Saturday, January 15, 2005

Fear of the Brain Drain

One of my favorite magazines to read is CIO (Chief Information Officer). I am not a CIO, nor am I a techie of any quality but CIO always has a few interesting articles. They reach out to technical people (CIO's in particular) and gives them both business and leadership articles in order to round out their capabilities from the core of technology. It is these articles that I really enjoy. I will admit from time to time there are technology views that hold some interest as well. If you are a manager you might have a look at www.cio.com where they have blogs running well as articles and subscription information. For many I believe that the subscription is FREE if you fill out their information.

What brings me to all of this is my copy of "CIO Insider" which is CIO's weekly eNewsletter which I also read. Most of the time I agree with their management and leadership guidance but this time their Knowlege Management editor, Megan Stantosis missed unless their only readers are government and/or legacy companies and they are not.
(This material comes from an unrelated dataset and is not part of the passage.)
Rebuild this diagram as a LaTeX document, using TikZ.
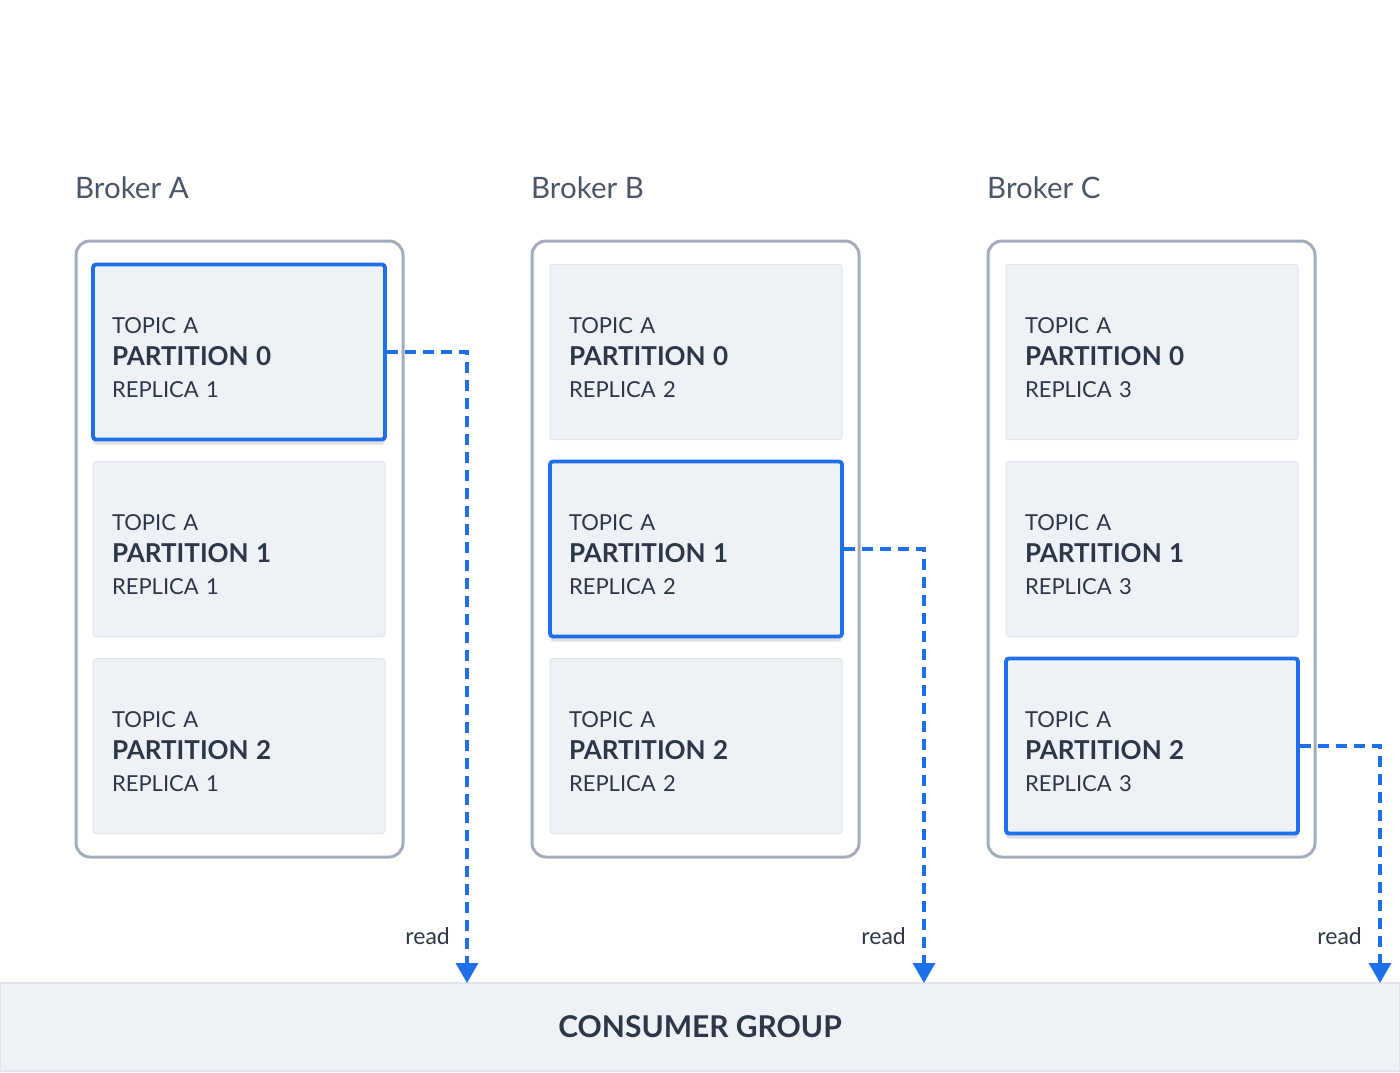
\documentclass[tikz,border=0pt]{standalone}
\usepackage{fontspec}
\setmainfont{Lato}
\usetikzlibrary{arrows.meta}
\usetikzlibrary{shadows}
\definecolor{ink}{RGB}{45,55,72}
\definecolor{brokerink}{RGB}{74,85,104}
\definecolor{brokergray}{RGB}{164,171,187}
\definecolor{partfill}{RGB}{238,241,246}
\definecolor{partedge}{RGB}{224,228,235}
\definecolor{leadblue}{RGB}{31,111,235}
\tikzset{broker/.style={draw=brokergray,line width=3pt,rounded corners=14pt,fill=white,minimum width=327pt,minimum height=616pt}}
\tikzset{blabel/.style={anchor=base west,text=brokerink,inner sep=0pt,font=\fontsize{29.5}{31}\selectfont}}
\tikzset{part/.style={draw=partedge,line width=1pt,fill=partfill,rounded corners=3pt,minimum width=292pt,minimum height=175pt,text width=254pt,align=left,inner sep=0pt,text=ink,font=\fontsize{22}{32}\selectfont}}
\tikzset{leader/.style={part,draw=leadblue,line width=3.8pt,drop shadow={shadow xshift=0pt,shadow yshift=-5pt,fill=black,opacity=0.12}}}
\tikzset{readline/.style={leadblue,line width=3.4pt,dash pattern=on 11pt off 7pt,-{Triangle[width=22pt,length=20pt]}}}
\tikzset{rl/.style={anchor=base east,text=ink,font=\fontsize{23}{24}\selectfont,inner sep=0pt}}
\newcommand{\ptext}[2]{\rule{0pt}{28pt}TOPIC A\\{\bfseries\fontsize{26}{32}\selectfont PARTITION #1}\\REPLICA #2}

\begin{document}
\begin{tikzpicture}[x=1pt,y=-1pt]
  \useasboundingbox (0,0) rectangle (1400,1072);
  % brokers
  \node (bA) at (75,198) [blabel] {Broker A};
  \node (bB) at (531,198) [blabel] {Broker B};
  \node (bC) at (987,198) [blabel] {Broker C};
  \node[broker] (brokerA) at (239.5,549) {};
  \node[broker] (brokerB) at (695.5,549) {};
  \node[broker] (brokerC) at (1151.5,549) {};
  % partitions of broker A
  \node[leader] (pA0) at (239,352) {\ptext{0}{1}};
  \node[part] (pA1) at (239,549) {\ptext{1}{1}};
  \node[part] (pA2) at (239,746) {\ptext{2}{1}};
  % partitions of broker B
  \node[part] (pB0) at (696,352) {\ptext{0}{2}};
  \node[leader] (pB1) at (696,549) {\ptext{1}{2}};
  \node[part] (pB2) at (696,746) {\ptext{2}{2}};
  % partitions of broker C
  \node[part] (pC0) at (1152,352) {\ptext{0}{3}};
  \node[part] (pC1) at (1152,549) {\ptext{1}{3}};
  \node[leader] (pC2) at (1152,746) {\ptext{2}{3}};
  % consumers
  \node[draw=partedge,line width=2pt,fill=partfill,minimum width=1400pt,minimum height=88pt,text=ink,font=\bfseries\fontsize{30}{32}\selectfont] (group) at (700,1027) {CONSUMER GROUP};
  \coordinate (inA) at (467,983);
  \coordinate (inB) at (924,983);
  \coordinate (inC) at (1380,983);
  \draw[readline] (pA0.east) -| (inA);
  \draw[readline] (pB1.east) -| (inB);
  \draw[readline] (pC2.east) -| (inC);
  \node[rl] (readA) at (450,944) {read};
  \node[rl] (readB) at (906,944) {read};
  \node[rl] (readC) at (1362,944) {read};
\end{tikzpicture}
\end{document}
Ms. Stantosis' article titled, "Don't Put Your Company in a Purple Haze, Let your retiring Baby Boomers go, but not their knowledge." She bases her comments on a book by David DeLong, Lost Knowledge: Confronting the Threat of an Aging Workforce. I have not read the book, but the article asserts that companies are facing a real and substantial problem with baby boomers retiring and taking their knowledge with them.

I responded to the article with the following:

In some parts of business and in some parts of the world the economy might still be bad, but that is being reduced in the number of verticals still slow and the slow economic geographies are shrinking. So the poor economy tone puts a question to the views outlined.

Second, there is no mention of the brain drain that occurred over the last 15 years with early retirements and then mass layoffs as companies drove themselves lean. The knowledge lost in those events was substantial and in very few cases were there any attempts to retain knowledge. Cuts were made first and the attempts to recover were made later by those who were left behind, often without training to figure it out. We are all the recipients of the poor training and service each day as we try to buy, sell or trade with other companies.

Today, as the economy is quickly recovering much of the knowledge lost has been recreated and the demand for people is growing into a universe of applicants that are less prepared and less qualified than we would all like.

The challenge today is to get the training needed to the new hires and lifting them to the level that is needed to serve the customer.

The baby-boom drain is going to be less of an event than I believe it is made here. Thousands upon thousands of baby-boomers took early retirements and bought Mailbox stores which much to their delight became UPS.

The knowledge risk in the next five years is going to be the ability to impart business knowledge to the people still working who are less well trained than needed and that knowledge to new people who are being added and will be added as growth continues in the near term.